Despite progress, several challenges persist:

Model Overfitting and Long-Horizon Generalization: Even well-calibrated rollout masking will eventually allow poorly modeled regions to be traversed as real data coverage grows; continual adaptation of uncertainty metrics and hybrid planning mechanisms are active research directions (Frauenknecht et al., 2024).
Computational and Memory Overheads: Ensemble-based uncertainty quantification and graph-structured feature models increase both training time and hardware requirements (Pan et al., 2020, Frauenknecht et al., 2024, Wang et al., 2021, Zhou et al., 17 Dec 2025).
Partial Observability and Memory: Sequential latent world modeling (e.g., recurrent or object-centric models) improves performance in POMDPs, but stability and scaling are nontrivial (Liu et al., 2019, Ugadiarov et al., 2023).
Non-Gaussian and Structured Model Classes: Extensions to vision-based MBRL, stochastic/deterministic hybrid models, and nonparametric uncertainty are needed for realistic, complex domains (Frauenknecht et al., 2024, Benechehab et al., 2023).

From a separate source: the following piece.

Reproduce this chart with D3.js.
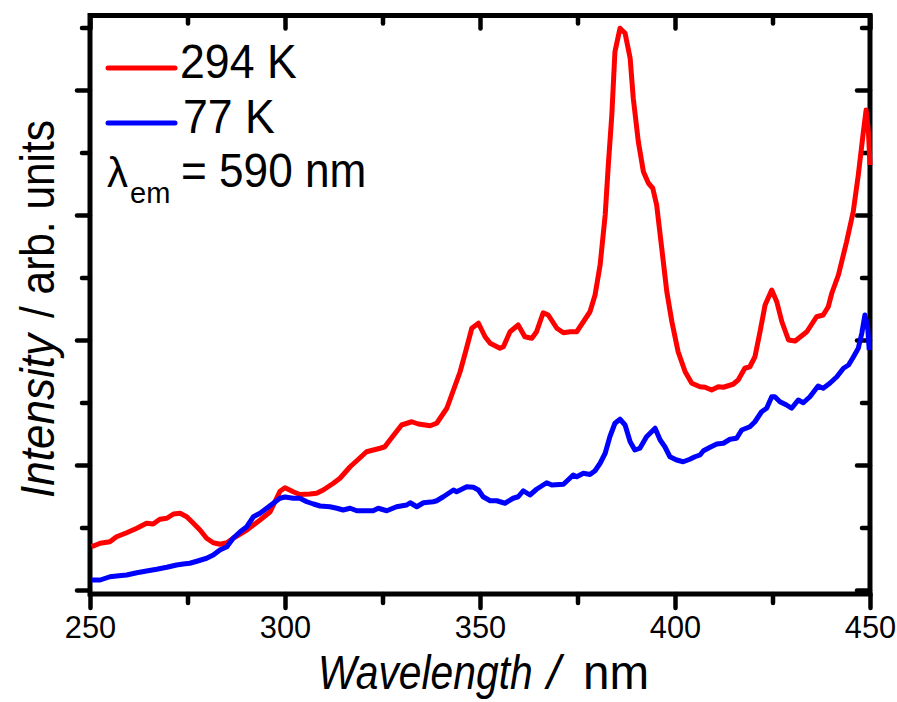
<!DOCTYPE html>
<html>
<head>
<meta charset="utf-8">
<script src="https://cdn.jsdelivr.net/npm/d3@7"></script>
<style>
  html, body { margin: 0; padding: 0; background: #fff; }
  svg { display: block; }
  text { font-family: "Liberation Sans", Arial, sans-serif; fill: #000; }
</style>
</head>
<body>
<svg id="chart" width="897" height="702"></svg>
<script>
// Excitation spectra (λem = 590 nm) at two temperatures: [wavelength nm, intensity a.u.]
const spectrum294K = [
  [250.4,3.46],[252.6,3.74],[255.1,3.86],[256.8,4.26],[259.4,4.58],[262.0,4.94],[264.5,5.34],[266.2,5.28],
  [267.9,5.66],[269.7,5.74],[271.4,6.08],[273.1,6.14],[274.8,5.86],[276.5,5.34],[278.2,4.80],[279.9,4.14],
  [281.6,3.78],[283.3,3.66],[285.1,3.78],[286.7,4.14],[290.2,4.80],[293.6,5.60],[296.2,6.26],[298.7,7.9],
  [300.0,8.18],[302.1,7.86],[303.8,7.64],[306.4,7.68],[308.1,7.74],[309.8,8.0],[312.4,8.54],[314.1,8.94],
  [316.7,9.86],[318.4,10.34],[320.9,11.06],[324.4,11.34],[325.6,11.46],[326.9,12.0],[329.9,13.2],[332.5,13.46],
  [334.2,13.28],[337.2,13.14],[338.9,13.34],[341.5,14.54],[343.2,16.0],[344.9,17.46],[346.2,18.94],[347.9,20.94],
  [349.6,21.34],[351.3,20.26],[352.6,19.74],[355.1,19.34],[356.0,19.46],[357.7,20.66],[359.8,21.2],[361.5,20.26],
  [363.3,20.14],[364.5,20.66],[366.2,22.18],[367.5,22.0],[369.7,20.94],[371.4,20.58],[373.1,20.66],[374.8,20.66],
  [376.5,21.46],[378.2,22.26],[379.5,23.6],[380.8,26.0],[382.1,30.0],[382.9,34.0],[383.8,38.0],[384.6,43.06],
  [385.9,44.94],[387.2,44.54],[388.5,42.54],[389.3,39.34],[390.6,35.86],[391.9,33.46],[393.2,32.54],[394.3,32.14],
  [395.3,30.8],[396.6,27.34],[397.9,23.86],[399.2,21.46],[400.8,19.06],[402.6,17.46],[404.3,16.54],[406.4,16.26],
  [407.7,16.22],[409.4,16.0],[411.1,16.26],[412.4,16.22],[414.9,16.46],[416.2,16.8],[417.9,17.74],[419.2,17.86],
  [420.5,18.66],[421.8,20.66],[423.1,22.8],[424.8,24.0],[426.1,23.06],[427.4,21.46],[429.1,20.0],[430.8,19.92],
  [433.8,20.66],[436.3,21.86],[438.0,22.0],[439.3,22.66],[440.2,23.74],[441.9,25.2],[444.0,27.86],[445.7,30.26],
  [447.0,33.2],[448.3,36.66],[449.0,38.4],[449.6,36.66],[450.0,34.0]
];

const spectrum77K = [
  [250.4,0.8],[252.6,0.8],[255.1,1.06],[256.8,1.12],[259.4,1.2],[262.0,1.38],[264.5,1.52],[267.1,1.66],
  [269.7,1.82],[272.2,2.0],[273.9,2.08],[275.6,2.14],[277.4,2.3],[279.9,2.54],[281.6,2.8],[283.3,3.2],
  [285.1,3.46],[286.7,4.14],[288.5,4.66],[290.2,5.06],[291.9,5.86],[293.6,6.14],[295.3,6.54],[297.0,6.94],
  [298.7,7.34],[300.0,7.44],[302.1,7.34],[303.8,7.34],[305.6,7.06],[307.3,6.88],[309.0,6.72],[311.5,6.66],
  [313.3,6.54],[314.9,6.4],[316.7,6.54],[318.4,6.34],[320.9,6.34],[322.6,6.34],[323.9,6.54],[326.1,6.34],
  [328.6,6.66],[331.2,6.8],[332.1,6.98],[333.8,6.66],[335.5,6.98],[338.0,7.06],[338.9,7.14],[340.6,7.46],
  [343.2,8.0],[344.0,7.86],[346.6,8.26],[348.3,8.22],[349.6,8.0],[350.8,7.46],[352.6,7.14],[354.3,7.14],
  [356.4,6.94],[358.5,7.34],[359.8,7.46],[361.1,7.94],[362.8,7.6],[364.5,8.06],[367.1,8.58],[368.4,8.4],
  [371.4,8.46],[373.1,8.96],[373.9,9.2],[374.8,9.06],[376.5,9.34],[378.2,9.24],[379.5,9.54],[380.8,10.14],
  [382.1,10.94],[383.3,12.26],[384.6,13.34],[385.9,13.66],[387.2,13.2],[388.5,11.86],[389.7,11.2],[391.0,11.34],
  [392.7,12.26],[394.9,12.94],[396.2,12.0],[397.4,11.46],[398.7,10.66],[400.4,10.4],[402.1,10.26],[403.8,10.46],
  [405.1,10.66],[406.4,10.8],[407.3,11.14],[409.0,11.42],[410.7,11.68],[412.4,11.74],[414.1,12.06],[415.8,12.14],
  [417.1,12.8],[419.2,13.06],[420.5,13.46],[422.2,14.26],[423.5,14.54],[424.8,15.46],[425.6,15.46],[426.9,15.06],
  [428.6,14.8],[429.9,14.54],[431.6,15.2],[432.9,14.98],[434.6,15.46],[436.7,16.32],[438.0,16.14],[439.7,16.54],
  [441.5,17.06],[443.2,17.74],[444.5,18.0],[445.7,18.62],[447.0,19.34],[447.9,20.54],[448.7,22.0],[449.4,21.06],
  [449.8,19.2]
];

const xMajorTicks = [250, 300, 350, 400, 450];
const xMinorTicks = [275, 325, 375, 425];
const yMajorTicks = [0, 10, 20, 30, 40];
const yMinorTicks = [5, 15, 25, 35, 45];
const xDomain = [250, 450];
const yDomain = [-0.32, 45.96];

const seriesLabels = ["294 K", "77 K"];
const seriesColors = ["#ff0000", "#0000ff"];

// ---- layout ----
const svg = d3.select("#chart");
const plotL = 90, plotR = 870, plotT = 15.5, plotB = 594;
const fontFamily = '"Liberation Sans", Arial, sans-serif';

const x = d3.scaleLinear().domain(xDomain).range([plotL, plotR]);
const y = d3.scaleLinear().domain(yDomain).range([plotB, plotT]);

svg.append("rect").attr("width", 897).attr("height", 702).attr("fill", "#fff");

// squeeze wide text horizontally, keeping its anchor
function condense(sel, k) {
  sel.each(function () {
    const len = this.getComputedTextLength();
    d3.select(this).attr("textLength", len * k).attr("lengthAdjust", "spacingAndGlyphs");
  });
}

// text placed at (px, py) and scaled horizontally by k
function narrowText(parent, px, py, k, size, str, italic) {
  return parent.append("text")
    .attr("transform", `translate(${px},${py}) scale(${k},1)`)
    .style("font-size", size + "px")
    .style("font-style", italic ? "italic" : "normal")
    .text(str);
}

function styleTicks(g, width) {
  g.select(".domain").remove();
  g.selectAll(".tick line").attr("stroke", "#000").attr("stroke-width", width).attr("stroke-linecap", "round");
}

// bottom axis: major with labels, minor without
const gxB = svg.append("g").attr("transform", `translate(0,${plotB})`)
  .call(d3.axisBottom(x).tickValues(xMajorTicks).tickSize(14).tickFormat(d3.format("d")));
styleTicks(gxB, 4.5);
gxB.selectAll(".tick text")
  .attr("y", 44).attr("dy", null)
  .style("font-size", "32px").style("font-family", fontFamily).attr("fill", "#000")
  .call(condense, 0.96);
svg.append("g").attr("transform", `translate(0,${plotB})`)
  .call(d3.axisBottom(x).tickValues(xMinorTicks).tickSize(9).tickFormat(""))
  .call(g => styleTicks(g, 4.5));

// top axis: ticks pointing into the plot
svg.append("g").attr("transform", `translate(0,${plotT})`)
  .call(d3.axisTop(x).tickValues(xMajorTicks).tickSizeInner(-13).tickSizeOuter(0).tickFormat(""))
  .call(g => styleTicks(g, 4.5));
svg.append("g").attr("transform", `translate(0,${plotT})`)
  .call(d3.axisTop(x).tickValues(xMinorTicks).tickSizeInner(-8).tickSizeOuter(0).tickFormat(""))
  .call(g => styleTicks(g, 4.5));

// left axis: outward ticks, no labels
svg.append("g").attr("transform", `translate(${plotL},0)`)
  .call(d3.axisLeft(y).tickValues(yMajorTicks).tickSize(13).tickFormat(""))
  .call(g => styleTicks(g, 4.5));
svg.append("g").attr("transform", `translate(${plotL},0)`)
  .call(d3.axisLeft(y).tickValues(yMinorTicks).tickSize(8).tickFormat(""))
  .call(g => styleTicks(g, 4.5));

// right axis: ticks pointing into the plot
svg.append("g").attr("transform", `translate(${plotR},0)`)
  .call(d3.axisRight(y).tickValues(yMajorTicks).tickSizeInner(-13).tickSizeOuter(0).tickFormat(""))
  .call(g => styleTicks(g, 4.5));
svg.append("g").attr("transform", `translate(${plotR},0)`)
  .call(d3.axisRight(y).tickValues(yMinorTicks).tickSizeInner(-8).tickSizeOuter(0).tickFormat(""))
  .call(g => styleTicks(g, 4.5));

// plot frame
svg.append("rect")
  .attr("x", plotL).attr("y", plotT)
  .attr("width", plotR - plotL).attr("height", plotB - plotT)
  .attr("fill", "none").attr("stroke", "#000").attr("stroke-width", 5);

// spectra
const line = d3.line().x(d => x(d[0])).y(d => y(d[1]));
[spectrum294K, spectrum77K].forEach((data, i) => {
  svg.append("path")
    .datum(data)
    .attr("d", line)
    .attr("fill", "none")
    .attr("stroke", seriesColors[i])
    .attr("stroke-width", 5)
    .attr("stroke-linejoin", "round");
});

// axis titles: italic quantity, upright unit
narrowText(svg, 318, 689, 0.85, 48, "Wavelength", true);
narrowText(svg, 547, 689, 1, 48, "/", true);
narrowText(svg, 583, 689, 0.99, 48, "nm", false);

const yTitle = svg.append("g").attr("transform", "translate(54,0) rotate(-90)");
yTitle.append("text")
  .attr("x", -498).attr("y", 0)
  .style("font-size", "48px").style("font-style", "italic")
  .attr("textLength", 164).attr("lengthAdjust", "spacingAndGlyphs")
  .text("Intensity");
yTitle.append("text")
  .attr("x", -318).attr("y", 0)
  .style("font-size", "48px")
  .attr("textLength", 198).attr("lengthAdjust", "spacingAndGlyphs")
  .text("/ arb. units");

// legend
const legendRows = [68, 123];
const legendTextX = [180, 183];
const legendBase = [78, 133];
seriesLabels.forEach((label, i) => {
  svg.append("line")
    .attr("x1", 108).attr("x2", 175)
    .attr("y1", legendRows[i]).attr("y2", legendRows[i])
    .attr("stroke", seriesColors[i]).attr("stroke-width", 5).attr("stroke-linecap", "round");
  svg.append("text")
    .attr("x", legendTextX[i]).attr("y", legendBase[i])
    .style("font-size", "48px")
    .text(label)
    .call(condense, 0.93);
});

// emission wavelength note
svg.append("text").attr("x", 107).attr("y", 187).style("font-size", "42px").text("λ");
svg.append("text").attr("x", 130).attr("y", 203).style("font-size", "29px").text("em");
svg.append("text").attr("x", 181).attr("y", 187).style("font-size", "48px")
  .text("= 590 nm").call(condense, 0.92);
</script>
</body>
</html>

Implicit vs. Explicit Planning: Recent approaches suggest that high-capacity feature models or critics can obviate the need for explicit synthetic rollouts, provided that the structured abstraction captures the relevant planning and generalization signals (Zhou et al., 17 Dec 2025), though a precise understanding of when this suffices remains unsettled.

Ongoing directions include fully continuous-time MBRL (Yıldız et al., 2021), adaptive safe exploration, improved long-horizon multi-step value estimation, and principled integration of structural priors into both model learning and policy optimization.